Who made my scarf?
"Namaste", a welcome from a smiling group of women in the small production hall in Kathmandu.
The women sit in a circle by their spinning wheels. With Anupama, I walk through the whole scarf production. Anupama is our contact person for the whole production, she is a very strong business lady and a good friend at the same time.
Newly arrived raw materials pile up in various cardboard boxes. Cashmere, wool and linen yarns arrive in big bales. I watch Bim as he mixes a new colour and tests the right colour composition again and again with a few threads. If he is satisfied with his result, the yarns are dyed in a large pot. The women dip the yarns into the kettle in pairs, taking enough time to ensure that the yarns are dyed uniformly. "The colors are AZO-free," Anupama explains. The yarns dry in the sun for some time before being spun onto small bobbins. Then the yarns are stretched on the warp beam - up to 1800 yarns next to each other. The drum with the clamped threads is removed and the women clamp it into the loom with great care. I watch how an experienced weaver shows a young woman the work and explains to her what has to be taken care of so that no faults occur during weaving afterwards. Over a period of several days, the weavers then produce around ten scarves from one warp thread tree. Everything here is still done by hand and without using electricity. The women often sing along or tell each other stories.

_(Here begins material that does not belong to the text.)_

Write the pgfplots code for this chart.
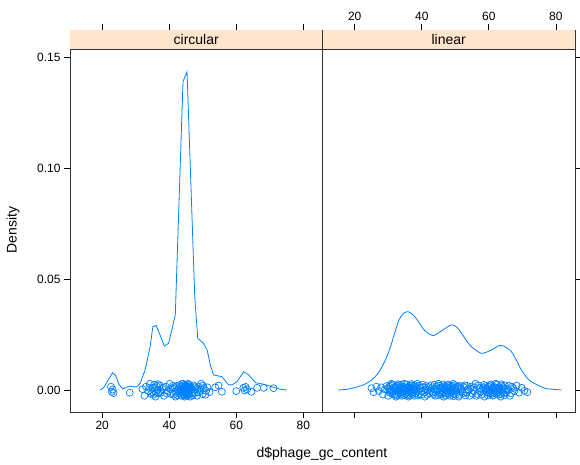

When the scarves are finished, they are removed from the loom and checked for any flaws.
Scarves with a print are taken by the weavers to the screen printing department. There, each scarf is individually stretched and carefully printed with a silk-screen frame. The prints are designed by Nadine Sakotic and Salome Bally in Switzerland - our three designers create wonderful patterns, some of them drawn by hand. After printing, each scarf is individually checked for flaws in the quality control department. Small unevennesses and torn threads are patched and then the ends of the scarf are finished with knots or fringes. Each scarf is kneaded by hand for a few minutes to make them particularly soft. Afterwards they are ironed, our label is sewn in and the scarves are packed and sent to us in Switzerland.
I thank Anupama for the guided tour. The women are just sitting in the sun in the afternoon break. Most of them come from difficult backgrounds and have experienced violence and abuse. In the women's shelter of the organization they have regained the will to live and strength and most of them start to work in the scarf production. Here they get a good education, fair working hours and wages and it feels like one big family. The women alternate their work and pick up their children from school after work. Festivals are celebrated together and everyone is a bit proud to be independent and self-reliant. That's why we work with them here, for the Women Empowerment and for all the social projects of the women's organisation, which are supported with every scarf sold: Women's and children's shelters, microcredits, further education for women in the villages, psychological and legal assistance, a non-violent school and missions in the event of disasters on the ground.